Task to complete: Gather up every line that includes the string "this".

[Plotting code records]

_ _ _ _ _ _ _

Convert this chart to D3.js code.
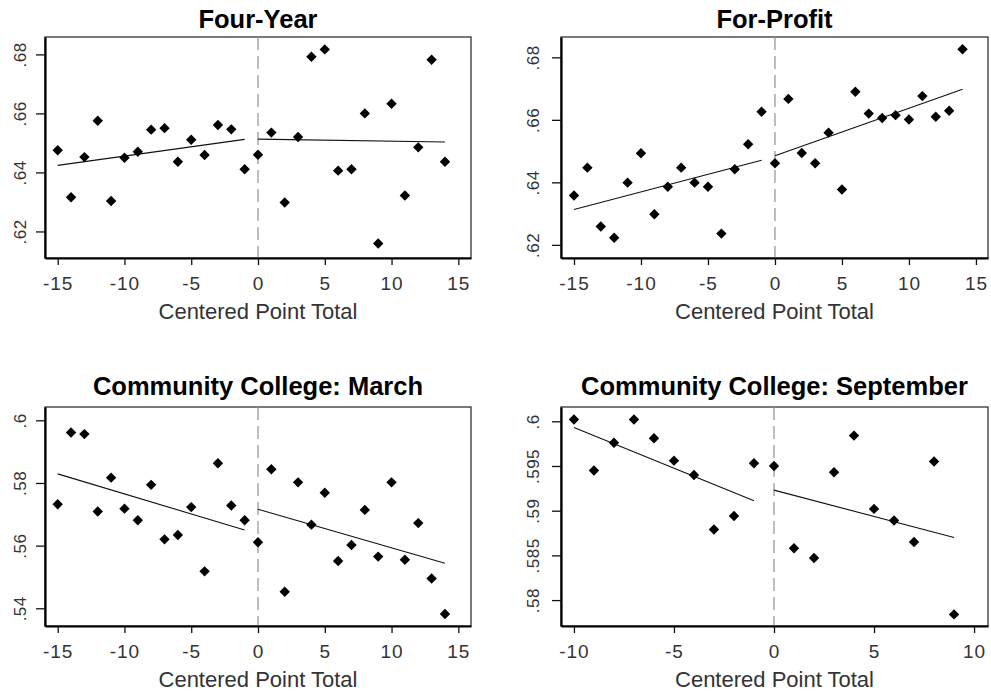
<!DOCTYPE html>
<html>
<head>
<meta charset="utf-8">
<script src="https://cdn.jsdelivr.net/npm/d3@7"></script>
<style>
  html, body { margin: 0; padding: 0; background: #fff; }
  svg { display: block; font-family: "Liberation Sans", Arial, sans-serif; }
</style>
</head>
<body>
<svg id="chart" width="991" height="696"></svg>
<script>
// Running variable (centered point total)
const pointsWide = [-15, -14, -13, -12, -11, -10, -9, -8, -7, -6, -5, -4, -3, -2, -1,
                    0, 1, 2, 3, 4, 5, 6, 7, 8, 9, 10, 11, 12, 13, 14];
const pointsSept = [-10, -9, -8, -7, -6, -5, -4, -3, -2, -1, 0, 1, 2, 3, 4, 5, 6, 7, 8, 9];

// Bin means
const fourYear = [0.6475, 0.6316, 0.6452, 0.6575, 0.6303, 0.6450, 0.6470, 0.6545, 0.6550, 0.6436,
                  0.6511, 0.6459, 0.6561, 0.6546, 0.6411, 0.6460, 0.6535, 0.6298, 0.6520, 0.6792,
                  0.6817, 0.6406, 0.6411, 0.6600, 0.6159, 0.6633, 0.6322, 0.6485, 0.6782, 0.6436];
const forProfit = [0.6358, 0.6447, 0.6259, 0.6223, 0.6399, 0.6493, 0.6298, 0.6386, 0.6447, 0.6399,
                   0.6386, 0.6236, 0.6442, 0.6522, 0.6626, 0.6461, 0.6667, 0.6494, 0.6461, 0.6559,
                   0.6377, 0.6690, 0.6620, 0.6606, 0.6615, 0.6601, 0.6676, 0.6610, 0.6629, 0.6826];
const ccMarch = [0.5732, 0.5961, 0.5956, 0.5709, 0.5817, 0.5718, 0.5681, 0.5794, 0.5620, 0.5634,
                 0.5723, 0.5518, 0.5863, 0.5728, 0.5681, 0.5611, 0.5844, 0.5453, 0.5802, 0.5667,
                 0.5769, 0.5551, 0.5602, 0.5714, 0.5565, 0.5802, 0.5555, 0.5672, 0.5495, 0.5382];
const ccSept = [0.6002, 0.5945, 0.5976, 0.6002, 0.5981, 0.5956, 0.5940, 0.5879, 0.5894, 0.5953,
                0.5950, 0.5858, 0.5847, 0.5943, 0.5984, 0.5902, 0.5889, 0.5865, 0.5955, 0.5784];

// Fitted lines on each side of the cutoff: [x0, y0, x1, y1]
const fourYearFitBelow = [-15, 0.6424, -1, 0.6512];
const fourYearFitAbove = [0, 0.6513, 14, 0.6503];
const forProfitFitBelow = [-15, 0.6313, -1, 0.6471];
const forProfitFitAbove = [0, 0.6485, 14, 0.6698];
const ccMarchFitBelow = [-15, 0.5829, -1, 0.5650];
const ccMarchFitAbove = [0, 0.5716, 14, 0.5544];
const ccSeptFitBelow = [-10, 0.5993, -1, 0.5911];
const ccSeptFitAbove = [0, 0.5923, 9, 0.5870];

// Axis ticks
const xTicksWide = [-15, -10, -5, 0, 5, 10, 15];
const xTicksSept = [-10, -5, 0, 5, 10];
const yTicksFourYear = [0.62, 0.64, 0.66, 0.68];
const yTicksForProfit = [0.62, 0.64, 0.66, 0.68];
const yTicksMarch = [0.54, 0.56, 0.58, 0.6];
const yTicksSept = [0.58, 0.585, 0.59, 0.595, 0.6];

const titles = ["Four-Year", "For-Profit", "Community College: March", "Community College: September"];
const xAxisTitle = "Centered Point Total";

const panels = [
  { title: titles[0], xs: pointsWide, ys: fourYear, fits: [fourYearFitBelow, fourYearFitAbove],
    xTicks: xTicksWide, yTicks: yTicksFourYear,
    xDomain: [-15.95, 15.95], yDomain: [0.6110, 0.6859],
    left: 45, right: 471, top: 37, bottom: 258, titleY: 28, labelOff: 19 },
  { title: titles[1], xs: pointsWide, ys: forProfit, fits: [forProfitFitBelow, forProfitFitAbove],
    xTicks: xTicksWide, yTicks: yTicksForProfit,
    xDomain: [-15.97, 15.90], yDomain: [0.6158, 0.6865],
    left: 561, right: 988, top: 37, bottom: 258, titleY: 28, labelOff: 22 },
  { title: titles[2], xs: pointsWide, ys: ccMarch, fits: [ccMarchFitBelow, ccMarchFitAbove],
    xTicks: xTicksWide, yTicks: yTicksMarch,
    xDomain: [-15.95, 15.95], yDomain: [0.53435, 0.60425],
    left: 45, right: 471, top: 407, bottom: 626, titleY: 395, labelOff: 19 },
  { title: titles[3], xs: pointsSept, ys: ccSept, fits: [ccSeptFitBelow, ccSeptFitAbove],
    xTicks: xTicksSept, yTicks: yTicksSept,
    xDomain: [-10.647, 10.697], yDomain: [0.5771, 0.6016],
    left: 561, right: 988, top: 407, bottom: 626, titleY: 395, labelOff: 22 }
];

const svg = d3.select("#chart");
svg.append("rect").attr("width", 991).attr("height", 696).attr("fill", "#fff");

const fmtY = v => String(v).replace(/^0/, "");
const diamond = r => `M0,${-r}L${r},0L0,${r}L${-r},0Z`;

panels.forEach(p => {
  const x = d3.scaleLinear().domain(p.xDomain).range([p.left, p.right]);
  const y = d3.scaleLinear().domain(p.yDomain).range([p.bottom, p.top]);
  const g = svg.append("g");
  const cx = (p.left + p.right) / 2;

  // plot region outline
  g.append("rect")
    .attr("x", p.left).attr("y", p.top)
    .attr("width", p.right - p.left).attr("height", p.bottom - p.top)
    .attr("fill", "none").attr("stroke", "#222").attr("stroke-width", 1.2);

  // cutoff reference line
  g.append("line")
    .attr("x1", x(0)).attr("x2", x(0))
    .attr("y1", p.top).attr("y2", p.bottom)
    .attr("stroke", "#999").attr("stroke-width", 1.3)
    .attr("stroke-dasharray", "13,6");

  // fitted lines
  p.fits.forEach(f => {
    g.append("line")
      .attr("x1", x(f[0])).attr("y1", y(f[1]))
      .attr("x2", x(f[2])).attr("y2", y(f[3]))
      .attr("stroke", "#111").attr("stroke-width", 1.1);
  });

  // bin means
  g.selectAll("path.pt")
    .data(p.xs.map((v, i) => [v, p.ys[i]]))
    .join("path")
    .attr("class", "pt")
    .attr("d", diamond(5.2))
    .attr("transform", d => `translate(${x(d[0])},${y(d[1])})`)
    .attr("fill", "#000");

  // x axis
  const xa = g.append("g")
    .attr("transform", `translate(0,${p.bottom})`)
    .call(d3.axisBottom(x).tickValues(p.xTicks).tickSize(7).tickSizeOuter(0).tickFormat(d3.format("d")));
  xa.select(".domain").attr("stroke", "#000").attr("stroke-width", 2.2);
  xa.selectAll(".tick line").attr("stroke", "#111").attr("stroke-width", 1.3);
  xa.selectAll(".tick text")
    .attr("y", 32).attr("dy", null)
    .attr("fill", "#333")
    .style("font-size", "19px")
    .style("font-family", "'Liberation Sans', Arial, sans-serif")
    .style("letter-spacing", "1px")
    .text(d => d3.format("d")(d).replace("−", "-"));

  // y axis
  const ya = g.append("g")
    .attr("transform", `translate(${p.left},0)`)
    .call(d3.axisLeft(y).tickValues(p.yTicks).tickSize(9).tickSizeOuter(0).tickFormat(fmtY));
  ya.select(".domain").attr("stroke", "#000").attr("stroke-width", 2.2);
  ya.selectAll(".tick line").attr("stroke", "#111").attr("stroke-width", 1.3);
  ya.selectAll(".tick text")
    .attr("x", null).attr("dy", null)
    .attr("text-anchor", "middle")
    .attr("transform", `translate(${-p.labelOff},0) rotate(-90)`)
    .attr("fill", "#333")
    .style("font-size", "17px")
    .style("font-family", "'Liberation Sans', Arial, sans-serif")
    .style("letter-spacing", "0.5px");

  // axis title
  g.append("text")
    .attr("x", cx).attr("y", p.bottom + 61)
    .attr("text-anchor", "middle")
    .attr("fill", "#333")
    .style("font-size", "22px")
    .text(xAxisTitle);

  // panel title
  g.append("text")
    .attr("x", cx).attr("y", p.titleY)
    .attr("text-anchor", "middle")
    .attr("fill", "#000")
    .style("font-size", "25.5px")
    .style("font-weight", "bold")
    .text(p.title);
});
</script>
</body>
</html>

_ _ _ _ _ _ _

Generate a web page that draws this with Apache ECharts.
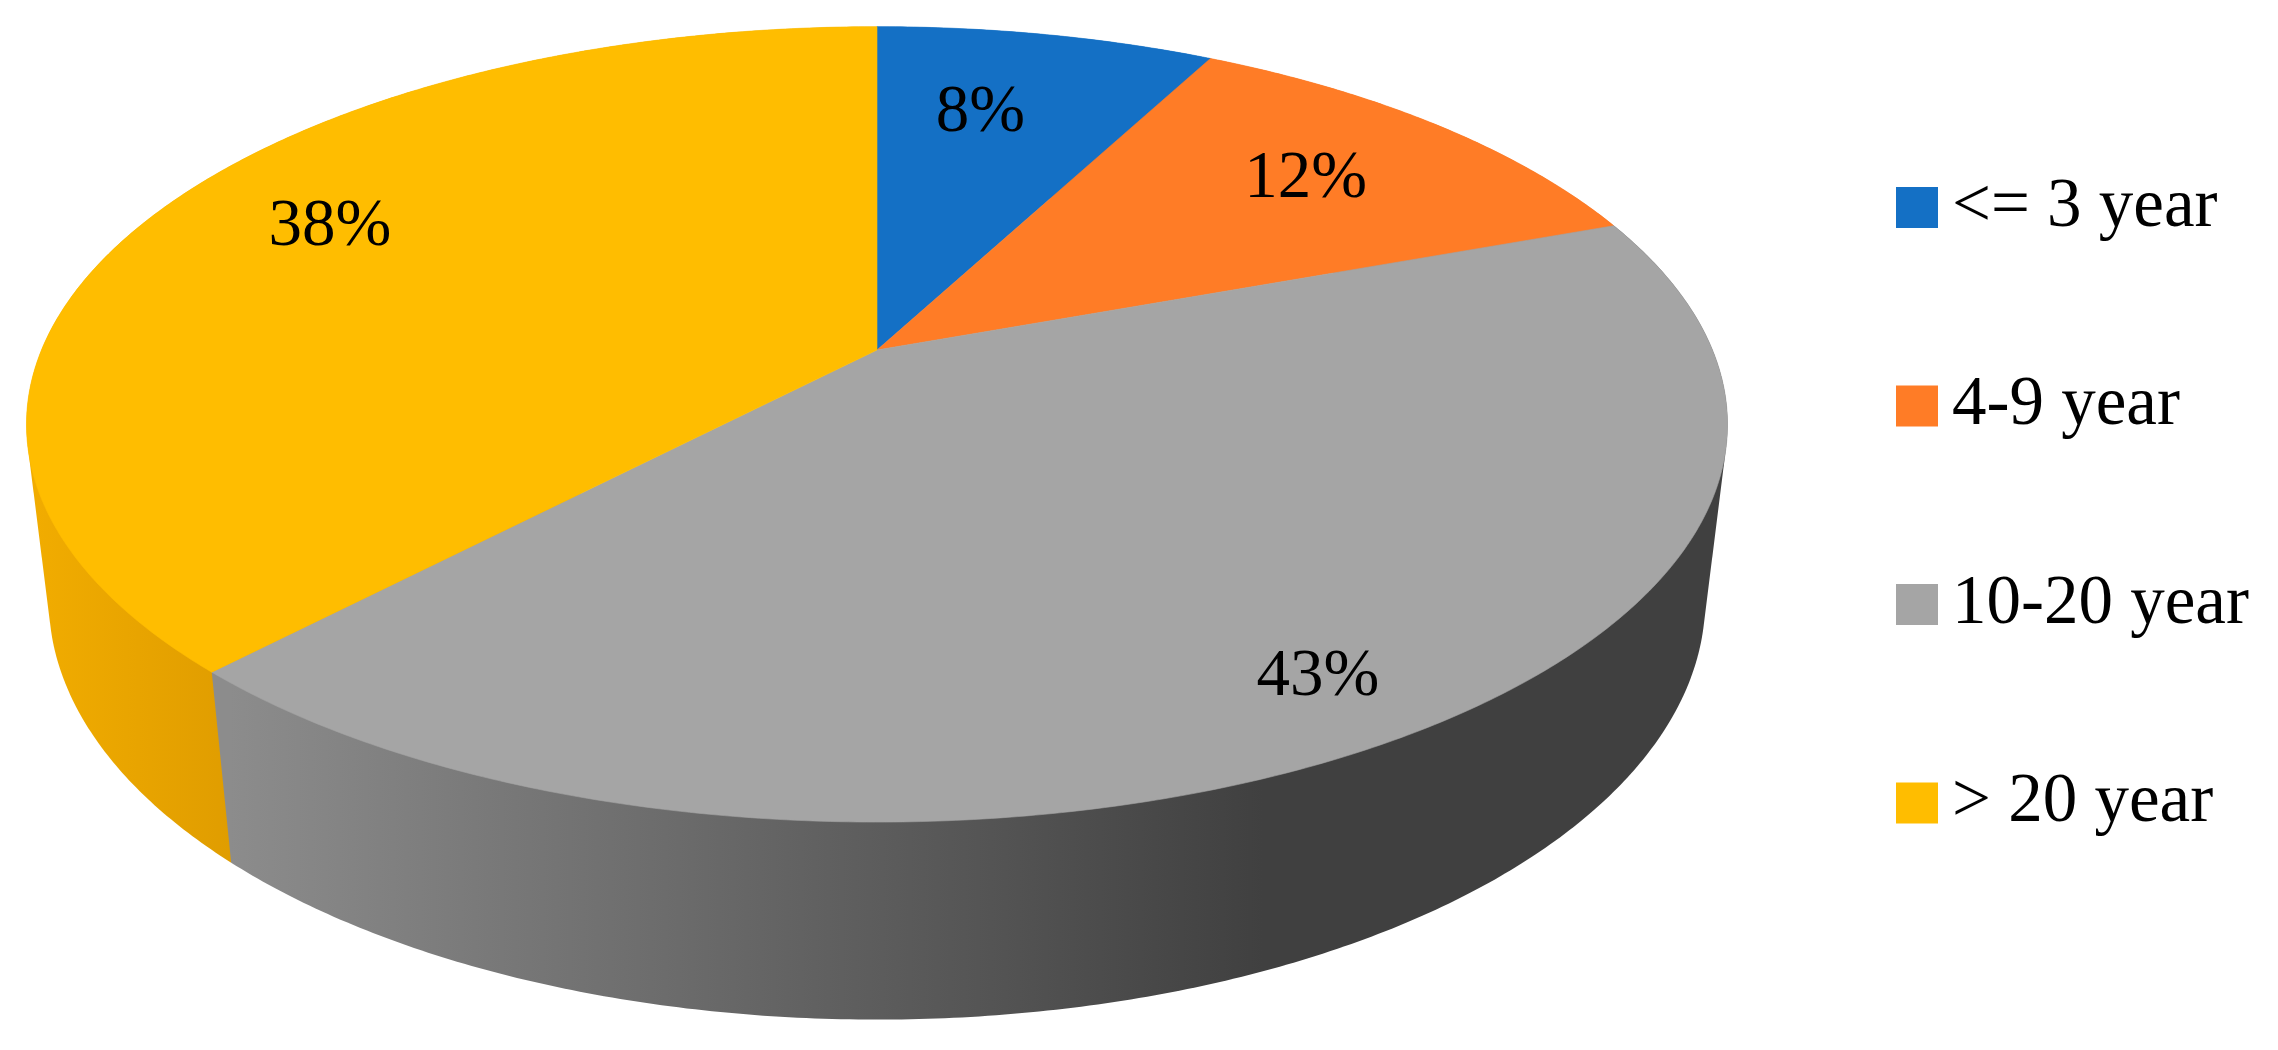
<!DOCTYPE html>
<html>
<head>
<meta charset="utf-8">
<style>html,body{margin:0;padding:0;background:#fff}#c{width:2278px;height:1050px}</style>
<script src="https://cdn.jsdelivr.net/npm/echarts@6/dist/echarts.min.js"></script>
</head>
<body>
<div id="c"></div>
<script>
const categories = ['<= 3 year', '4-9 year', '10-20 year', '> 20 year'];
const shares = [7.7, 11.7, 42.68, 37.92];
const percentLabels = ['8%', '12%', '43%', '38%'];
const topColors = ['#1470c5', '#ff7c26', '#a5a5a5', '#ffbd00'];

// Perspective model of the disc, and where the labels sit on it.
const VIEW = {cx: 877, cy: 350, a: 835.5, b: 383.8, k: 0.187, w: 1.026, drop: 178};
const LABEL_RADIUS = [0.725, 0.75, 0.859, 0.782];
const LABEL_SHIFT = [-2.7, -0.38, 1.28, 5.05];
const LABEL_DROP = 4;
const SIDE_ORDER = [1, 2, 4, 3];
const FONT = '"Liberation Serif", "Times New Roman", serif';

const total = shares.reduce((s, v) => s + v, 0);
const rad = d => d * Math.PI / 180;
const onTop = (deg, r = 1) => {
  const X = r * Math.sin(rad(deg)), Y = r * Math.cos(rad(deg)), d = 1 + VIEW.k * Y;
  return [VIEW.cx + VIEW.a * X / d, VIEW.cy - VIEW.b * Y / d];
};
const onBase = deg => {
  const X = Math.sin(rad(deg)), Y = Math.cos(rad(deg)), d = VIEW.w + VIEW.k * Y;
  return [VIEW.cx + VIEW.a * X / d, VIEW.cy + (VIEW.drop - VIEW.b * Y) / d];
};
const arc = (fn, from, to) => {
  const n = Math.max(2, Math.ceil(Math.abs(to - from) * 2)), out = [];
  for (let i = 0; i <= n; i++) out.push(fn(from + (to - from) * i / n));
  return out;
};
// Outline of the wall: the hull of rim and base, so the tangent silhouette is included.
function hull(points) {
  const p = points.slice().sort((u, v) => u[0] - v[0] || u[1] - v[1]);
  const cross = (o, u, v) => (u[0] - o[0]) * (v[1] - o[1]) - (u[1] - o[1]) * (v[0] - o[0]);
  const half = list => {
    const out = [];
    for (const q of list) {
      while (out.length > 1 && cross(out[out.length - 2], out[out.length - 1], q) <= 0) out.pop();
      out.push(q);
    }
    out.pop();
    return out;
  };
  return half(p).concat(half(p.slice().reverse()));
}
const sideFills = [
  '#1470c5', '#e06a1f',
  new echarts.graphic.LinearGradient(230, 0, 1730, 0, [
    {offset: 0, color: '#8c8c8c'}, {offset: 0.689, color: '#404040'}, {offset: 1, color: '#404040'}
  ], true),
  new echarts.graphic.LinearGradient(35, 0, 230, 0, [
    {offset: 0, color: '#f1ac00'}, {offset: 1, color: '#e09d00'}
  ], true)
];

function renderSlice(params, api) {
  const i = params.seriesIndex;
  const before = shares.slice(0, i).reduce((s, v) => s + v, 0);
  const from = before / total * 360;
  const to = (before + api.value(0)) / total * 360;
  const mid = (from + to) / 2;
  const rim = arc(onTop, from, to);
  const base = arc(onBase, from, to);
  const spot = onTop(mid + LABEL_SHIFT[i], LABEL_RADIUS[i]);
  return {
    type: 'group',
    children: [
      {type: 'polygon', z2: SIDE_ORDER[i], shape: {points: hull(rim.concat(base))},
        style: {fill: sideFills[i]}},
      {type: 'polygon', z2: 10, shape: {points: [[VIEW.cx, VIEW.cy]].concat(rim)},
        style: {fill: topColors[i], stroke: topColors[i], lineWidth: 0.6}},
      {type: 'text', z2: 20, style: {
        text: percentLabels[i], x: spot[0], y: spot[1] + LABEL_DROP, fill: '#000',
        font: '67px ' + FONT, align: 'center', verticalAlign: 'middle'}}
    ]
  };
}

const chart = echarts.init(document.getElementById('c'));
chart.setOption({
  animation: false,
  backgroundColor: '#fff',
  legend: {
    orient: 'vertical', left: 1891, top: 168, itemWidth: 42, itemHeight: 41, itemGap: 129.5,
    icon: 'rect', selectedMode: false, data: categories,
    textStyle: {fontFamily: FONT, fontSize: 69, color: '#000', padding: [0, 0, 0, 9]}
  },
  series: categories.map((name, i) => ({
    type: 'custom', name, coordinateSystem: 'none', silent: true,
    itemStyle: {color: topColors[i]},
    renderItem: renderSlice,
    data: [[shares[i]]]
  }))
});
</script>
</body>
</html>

_ _ _ _ _ _ _

Written reply:
Convert this chart to D3.js code.
Generate a web page that draws this with Apache ECharts.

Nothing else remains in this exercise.